Reviewed by Johan Palme on 18th December, 2017
There’s probably no genre of Christmas music copied as widely, among people with no connection to it, as Hawaiian music.
Or, well, genre is not really the right word. It’s a trope – throw in a lap steel guitar, a ukulele, a few tired references to Christmas palm trees and a few plastic tiki statues on the cover, and suddenly you’re apparently “Hawaiian”. And so you get strange curiosities like Yngwe Stoor – a Swedish singer who built a semi-successful career singing about being a sailor on Hawaii at Christmas, over and over again. And which artist hasn’t recorded a version of “Mele Kalikima”, made famous by Bing Crosby?
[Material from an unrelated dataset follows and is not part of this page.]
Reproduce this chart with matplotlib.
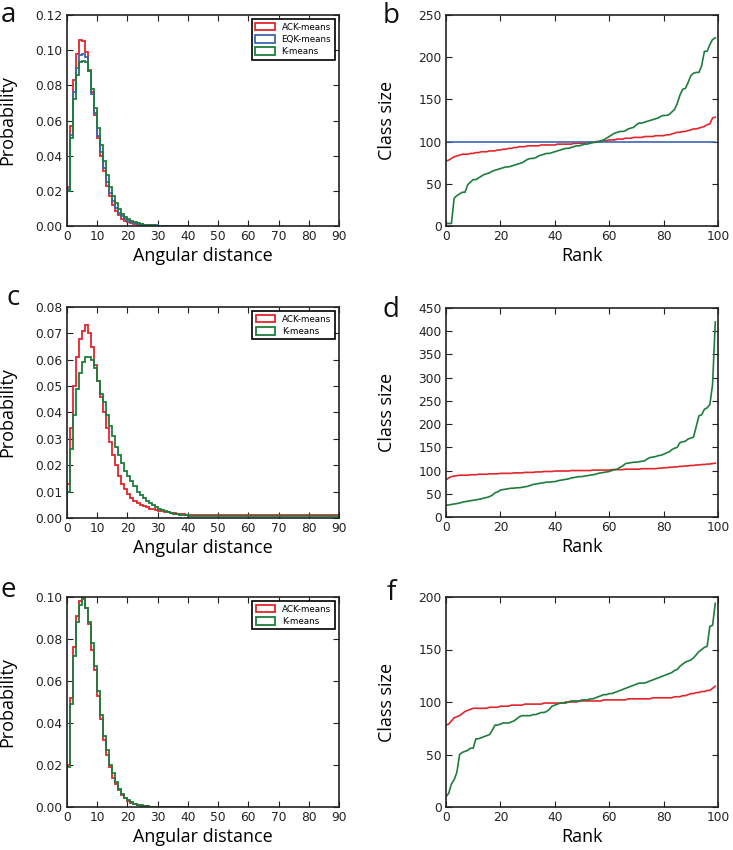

In fact, the whole faux-south seas thing is such a prevalent trope that there’s even a specific term for partly Hawaiian music created for the tourist market.
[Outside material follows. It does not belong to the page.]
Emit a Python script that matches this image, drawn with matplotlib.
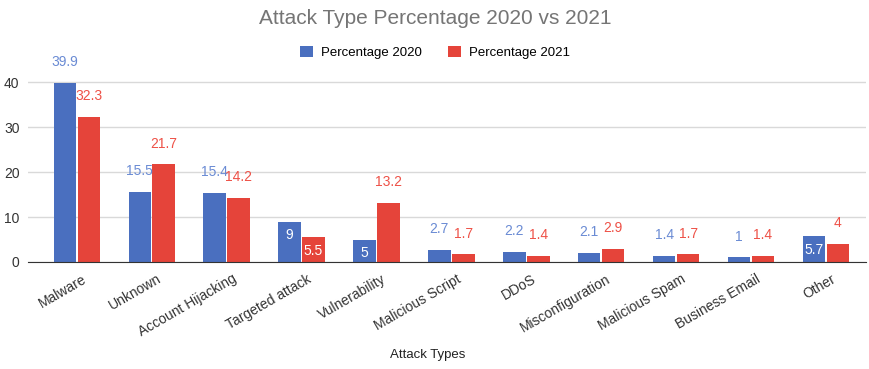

So prevalent is this trope in Christmas music that it completely overshadows actual Hawaiian music, you know, the kind recorded on Hawaii by Hawaiians. And so something as pioneering and important as Noelani Mahoe’s Christmas album gets basically forgotten. This album is anything but the kitschy trope. Noelani Mahoe is a folk revivalist, whose music is a vital link that preceded and made possible the Hawaiian revival of the subsequent decade. Just the year before, she was the first musician from the islands to play Pete Seeger’s Newport Folk Festival.
And so her Christmas album is mostly sung in Hawaiian, not English. There’s no lap steel guitar at all, and the slack-key guitar is much more prevalent than the ukulele. The originals, in so far as they talk about food and culture, do so with actual dishes, clothing and events rather than things a tourist might experience. There are no palm trees. And yet, that makes it sound like much less fun a record than it actually is – sprightly, inventive and irreverent, it’s everything “Hawaiian” kitsch is not.
The record available on the streaming services includes two lesser bonus tracks at the end. (They inevitably include a lap steel in their arrangements, as if to prove a point. And the reissue has palm trees and ukuleles on the cover. Sigh.) Anyway, stick to the first twelve songs.